Research, Taxation, and Comprehension by George Wilson

Should research  – especially research produced or undertaken by people funded by taxation – be accessible to all? Should it be always in the public domain? Should there be a compulsion to have it written in clear English (or French, Russian, Mandarin……), using terminology that is pretty much universally accessible and comprehensible? If our taxation paid for it, it’s ours?
Is there any value – other than to those in the inner circle of its production – in research for continued funding, for publication, for status, for career progression, ego or for the impressing of close colleagues. It seems that may be the currency currently driving our HE institutions, and maybe researchers don’t like it but if them’s the rules, what can they do but comply? But is that the case, and should it be?

inclusion

Is the biggest prospect an academic has for promotion based upon the amount of research she gets published, irrespective of the practical value it may be delivering to the society that paid for it? I don’t know …. I feel it might be.  Would it be justifiable to use taxpayers’ money to fund that?

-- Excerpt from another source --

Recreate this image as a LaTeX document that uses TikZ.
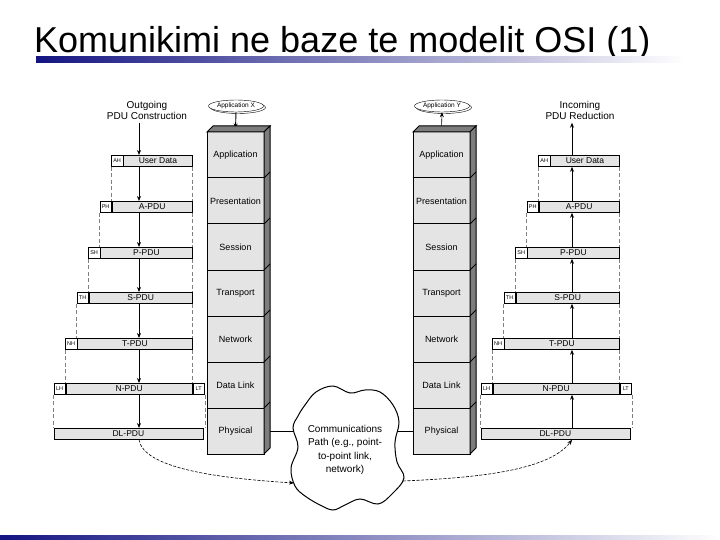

Does research for publication, for status, for career progression, ego or for the impressing of close colleagues come with an opportunity cost, that of alternative research not undertaken which might have led to cures, developments, solutions, wealth creation, and general improvements to the condition of the planet and all upon it?
I really don’t know. I do know that a lot of the textbooks I read are written in a most convoluted and complex terminology, when in fact the same message could easily be delivered in simple comprehensible English. Can we reasonably talk of widening access and widening participation whilst at the other end of the process we produce material almost guaranteed to exclude the people we profess to want to attract?